As you’re aware, Ms. Ramirez’s counsel have repeatedly requested to speak with the Committee, on a bipartisan basis, to determine how to proceed. You refused. I’ve never encountered an instance where the Committee has refused even to speak with an individual or counsel. I am perplexed as to why this is happening here, except that it seems designed to ensure that the Majority can falsely claim that Ms. Ramirez and her lawyers refused to cooperate. That simply is not true.

Davis responded, "I am not refusing to speak with anyone. I am simply requesting – for the 7th time now over the last 48 hours – that Ms. Ramirez’s attorneys provide the Senate Judiciary Committee with any evidence that they have before we move to the next steps."

One of Ramirez's lawyers then attached a letter formally requesting an FBI investigation, according to the New Yorker, saying "that Ramirez 'is willing to cooperate with the Committee,' and that her efforts to do so were being rebuffed."

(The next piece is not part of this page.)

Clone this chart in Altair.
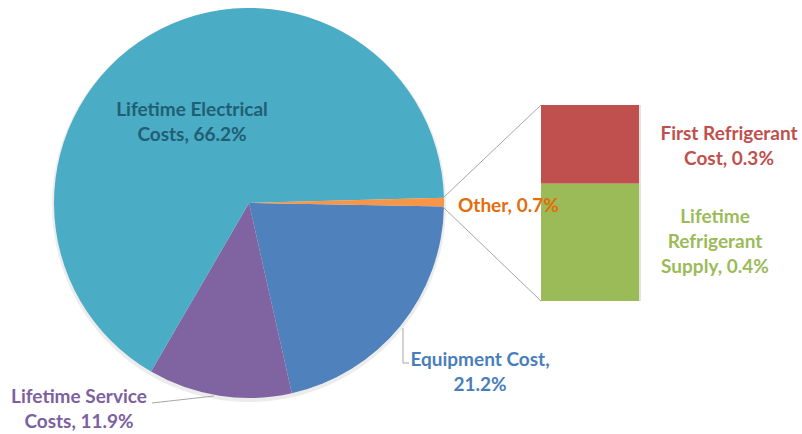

A Republican committee aide told the New Yorker in a statement: "As a general practice, the committee requests to review any evidence or statement before determining how best to proceed with an investigation. This is necessary given the sheer volume of claims that the committee receives. Our staff asked on seven separate occasions over the course of 48 hours for any evidence or statement Ms. Ramirez would be willing to provide. Unfortunately, her counsels have not provided the committee with any such material to review."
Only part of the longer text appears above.